There have been more than 20 deaths related to similar donation bins over 12 years in the U.S. and Canada, said Kingsley's attorney, Scott Montgomery. The bins have been owned by different companies, but they all have the same anti-theft design in which the lid pinches shut when weight is put on it.

“The clothing donation box was dangerous in that people who attempted to get clothes out of the box could become stuck in the box, and potentially asphyxiate,” the lawsuit said. “Recycle for Change ... were aware of this danger, or should have been aware of this danger, as there have been dozens of similar incidents across North America.”
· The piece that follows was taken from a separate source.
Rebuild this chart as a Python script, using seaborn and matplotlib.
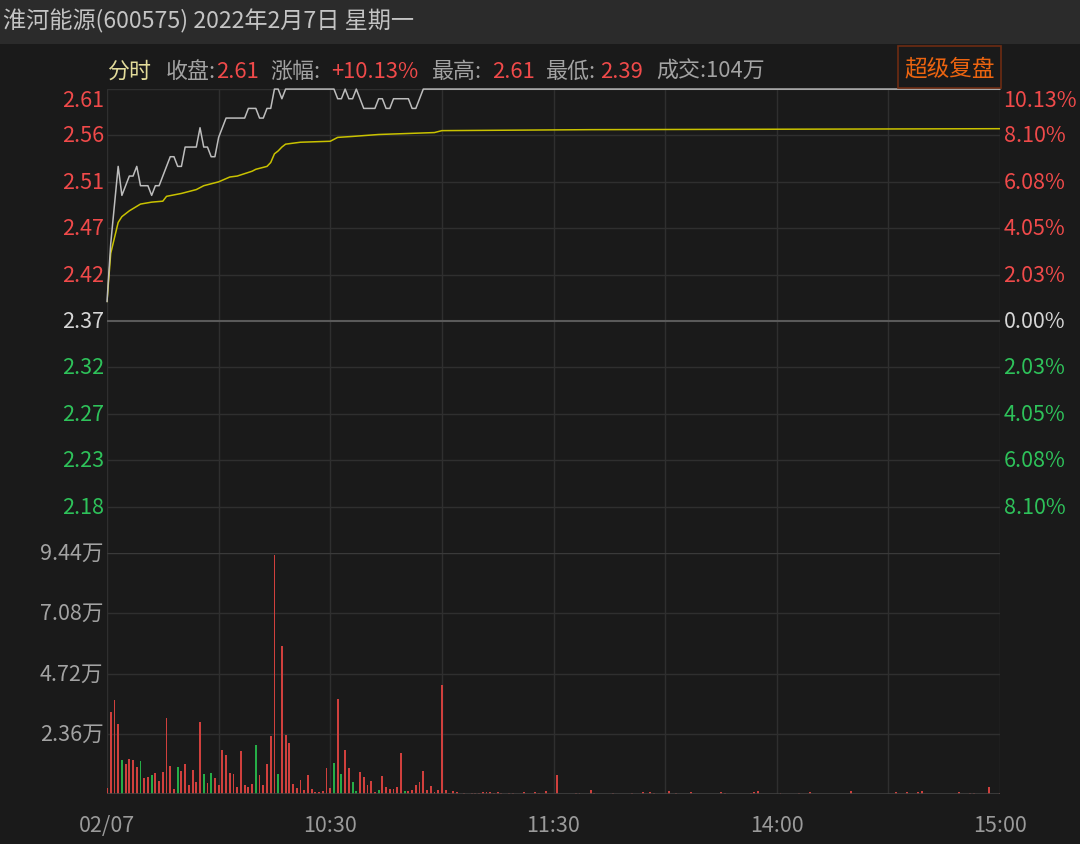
import pandas as pd
import seaborn as sns
import matplotlib.pyplot as plt
from matplotlib.patches import Rectangle

sns.set_style("dark")
plt.rcParams['font.family'] = ['Noto Sans CJK SC', 'DejaVu Sans']

# ---------------- data (minute 0 = 09:30, 240 = 15:00) ----------------
prev_close = 2.37

# minute prices, 0..85, then flat at limit-up until close
price_minutes = list(range(86)) + [240]
price_values = [2.39, 2.45, 2.49, 2.53, 2.50, 2.51, 2.52, 2.52, 2.53, 2.51,
                2.51, 2.51, 2.50, 2.51, 2.51, 2.52, 2.53, 2.54, 2.54, 2.53,
                2.53, 2.55, 2.55, 2.55, 2.55, 2.57, 2.55, 2.55, 2.54, 2.54,
                2.56, 2.57, 2.58, 2.58, 2.58, 2.58, 2.58, 2.58, 2.59, 2.59,
                2.59, 2.58, 2.58, 2.59, 2.59, 2.61, 2.61, 2.60, 2.61, 2.61,
                2.61, 2.61, 2.61, 2.61, 2.61, 2.61, 2.61, 2.61, 2.61, 2.61,
                2.61, 2.61, 2.60, 2.60, 2.61, 2.60, 2.60, 2.61, 2.60, 2.59,
                2.59, 2.59, 2.59, 2.60, 2.60, 2.59, 2.59, 2.60, 2.60, 2.60,
                2.60, 2.60, 2.59, 2.59, 2.60, 2.61, 2.61]

# average price line
avg_minutes = [0, 1, 3, 4, 6, 9, 12, 15, 16, 20, 24, 26, 30, 33, 35, 39, 40,
               43, 44, 45, 46, 47, 48, 52, 60, 62, 66, 73, 88, 90, 130, 240]
avg_values = [2.39, 2.44, 2.472, 2.478, 2.484, 2.491, 2.493, 2.494, 2.499,
              2.502, 2.506, 2.510, 2.514, 2.519, 2.520, 2.525, 2.527, 2.530,
              2.534, 2.543, 2.546, 2.550, 2.553, 2.555, 2.556, 2.560, 2.561,
              2.563, 2.565, 2.567, 2.568, 2.569]

# volume per minute (shares), 'r' up / 'g' down
vol_minutes = list(range(95)) + [96, 98, 99, 100, 101, 102, 103, 104, 105, 106,
                                 108, 109, 112, 115, 116, 118, 121, 126, 127, 130,
                                 131, 136, 141, 144, 146, 147, 151, 153, 157, 165,
                                 166, 173, 174, 175, 181, 186, 189, 200, 212, 215,
                                 218, 219, 229, 232, 233, 237, 240]
vol_values = [2350, 32000, 36950, 27400, 13300, 11750, 13580, 13190, 10440, 12930,
              6270, 6790, 7570, 8230, 5220, 8490, 29640, 10970, 1830, 10710,
              9010, 11880, 3660, 9530, 4830, 28330, 7830, 4310, 8230, 6400,
              3520, 17400, 15410, 8230, 7830, 2610, 16710, 3660, 2870, 3920,
              19200, 7440, 3660, 11880, 22850, 93750, 7830, 58100, 23110, 19980,
              3920, 2350, 5480, 1570, 7440, 1960, 650, 650, 1310, 10180,
              2350, 12140, 37210, 7700, 17240, 10180, 4570, 1310, 8490, 6790,
              3660, 4960, 780, 1700, 7050, 2740, 1960, 1960, 2610, 15930,
              1040, 1040, 1570, 3520, 4570, 8880, 1700, 3000, 650, 1570,
              42700, 1700, 390, 1180, 910,
              520, 520, 390, 520, 780, 650, 650, 390, 780, 520,
              520, 520, 780, 650, 520, 1175, 7440, 390, 390, 1570,
              390, 390, 390, 910, 650, 520, 1175, 390, 780, 650,
              520, 520, 650, 1040, 520, 520, 650, 1040, 910, 650,
              650, 1040, 650, 520, 520, 2870, 520]
vol_dir = list("rrrrgrrrrgrrgrrrrrrgrrrrrrgrgrrrrrrrrrrrgrrrrrgrrrrrrrrrrrrrrgrgrrggrrrrrgrrrrrrgrrrrrrrrrrrr") \
          + ["r"] * 47

price_labels = ["2.61", "2.56", "2.51", "2.47", "2.42", "2.37", "2.32", "2.27", "2.23", "2.18"]
pct_values = [10.13, 8.10, 6.08, 4.05, 2.03, 0.0, -2.03, -4.05, -6.08, -8.10]
pct_labels = ["10.13%", "8.10%", "6.08%", "4.05%", "2.03%", "0.00%", "2.03%", "4.05%", "6.08%", "8.10%"]
vol_ticks = [23600, 47200, 70800, 94400]
vol_labels = ["2.36万", "4.72万", "7.08万", "9.44万"]
time_ticks = [0, 60, 120, 180, 240]
time_labels = ["02/07", "10:30", "11:30", "14:00", "15:00"]

# ---------------- style ----------------
bg = "#1a1a1a"
grid_c = "#2f2f2f"
red = "#f04a4a"
green = "#2ec25a"
bar_red = "#d0403d"
bar_green = "#26ad47"
gray_txt = "#a3a3a3"

W, H = 1080, 845
fig = plt.figure(figsize=(W / 100, H / 100), dpi=100, facecolor=bg)

def fx(px):
    return px / W

def fy(py):
    return 1 - py / H

# header bar
fig.patches.append(Rectangle((0, fy(45)), 1, 45 / H, transform=fig.transFigure,
                             facecolor="#2b2b2b", edgecolor="none", zorder=0))
fig.text(fx(3), fy(21), "淮河能源(600575) 2022年2月7日 星期一", color="#c4c4c4",
         fontsize=16.7, va="center", ha="left")

# info line
info = [(107, "分时", "#e3dc9a"), (166, "收盘:", gray_txt), (216, "2.61", red),
        (270, "涨幅:", gray_txt), (331, "+10.13%", red), (432, "最高:", gray_txt),
        (492, "2.61", red), (546, "最低:", gray_txt), (600, "2.39", red),
        (656, "成交:104万", gray_txt)]
for px, txt, col in info:
    fig.text(fx(px), fy(72), txt, color=col, fontsize=15.8, va="center", ha="left")

# button
fig.patches.append(Rectangle((fx(898), fy(89)), (1001 - 898) / W, (89 - 47) / H,
                             transform=fig.transFigure, facecolor="none",
                             edgecolor="#6e2c12", lw=1.2))
fig.text(fx(949.5), fy(69), "超级复盘", color="#ec6410", fontsize=16.3,
         va="center", ha="center")

# ---------------- axes ----------------
left, right = 107, 1000
ax1 = fig.add_axes([fx(left), fy(554), (right - left) / W, (554 - 90) / H])
ax2 = fig.add_axes([fx(left), fy(795), (right - left) / W, (795 - 554) / H])

for ax in (ax1, ax2):
    ax.set_facecolor(bg)
    ax.set_xlim(0, 240)
    for s in ax.spines.values():
        s.set_visible(False)
    ax.set_xticks([])
    ax.set_yticks([])
    for m in range(0, 241, 30):
        ax.axvline(m, color=grid_c, lw=1, zorder=1)

ymin = prev_close * (1 - 0.1013)
ymax = prev_close * (1 + 0.1013)
ax1.set_ylim(ymin, ymax)

levels = [prev_close * (1 + p / 100) for p in pct_values]
for lv, lab, pl, p in zip(levels, price_labels, pct_labels, pct_values):
    col = red if p > 0 else (green if p < 0 else "#d6d6d6")
    ax1.axhline(lv, color="#5a5a5a" if p == 0 else grid_c, lw=1.5 if p == 0 else 1, zorder=1)
    va = "top" if lv == levels[0] else "center"
    ax1.text(-0.003, lv, lab, transform=ax1.get_yaxis_transform(), color=col,
             fontsize=15.5, ha="right", va=va)
    ax1.text(1.004, lv, pl, transform=ax1.get_yaxis_transform(), color=col,
             fontsize=15.5, ha="left", va=va)

price_df = pd.DataFrame({"minute": price_minutes, "price": price_values})
avg_df = pd.DataFrame({"minute": avg_minutes, "avg": avg_values})
sns.lineplot(data=price_df, x="minute", y="price", ax=ax1, color="#bdbdbd",
             lw=1.1, clip_on=False, zorder=4)
sns.lineplot(data=avg_df, x="minute", y="avg", ax=ax1, color="#c9c200",
             lw=1.1, zorder=3)
ax1.set_xlabel("")
ax1.set_ylabel("")

# volume panel
ax2.set_ylim(0, 94400)
for v, lab in zip(vol_ticks, vol_labels):
    ax2.axhline(v, color="#3a3a3a" if v == vol_ticks[-1] else grid_c, lw=1, zorder=1)
    ax2.text(-0.004, v, lab, transform=ax2.get_yaxis_transform(), color=gray_txt,
             fontsize=15.5, ha="right", va="center")
ax2.axhline(0, color="#404040", lw=1.2, zorder=3)
bar_cols = [bar_red if d == "r" else bar_green for d in vol_dir]
ax2.bar(vol_minutes, vol_values, width=0.5, color=bar_cols, lw=0, zorder=2)

for t, lab in zip(time_ticks, time_labels):
    ax2.text(t, -0.13, lab, transform=ax2.get_xaxis_transform(), color="#9a9a9a",
             fontsize=15.5, ha="center", va="center")

fig.savefig("out.png", dpi=100, facecolor=bg)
The lawsuit calls for a change to the bin design and unspecified monetary damages. Montgomery said the bins should have, at minimum, a skull and crossbones emblem warning that getting caught in the bin could result in death.

“You have people dying across the country, and there’s never been, from what we can see, any investigation,” Montgomery told the Press-Democrat. “Unfortunately, from my vantage point, it’s probably because of who’s being hurt. It’s people on the margins of society.”

Neither RPI nor Recycle for Change have responded to media requests for comment.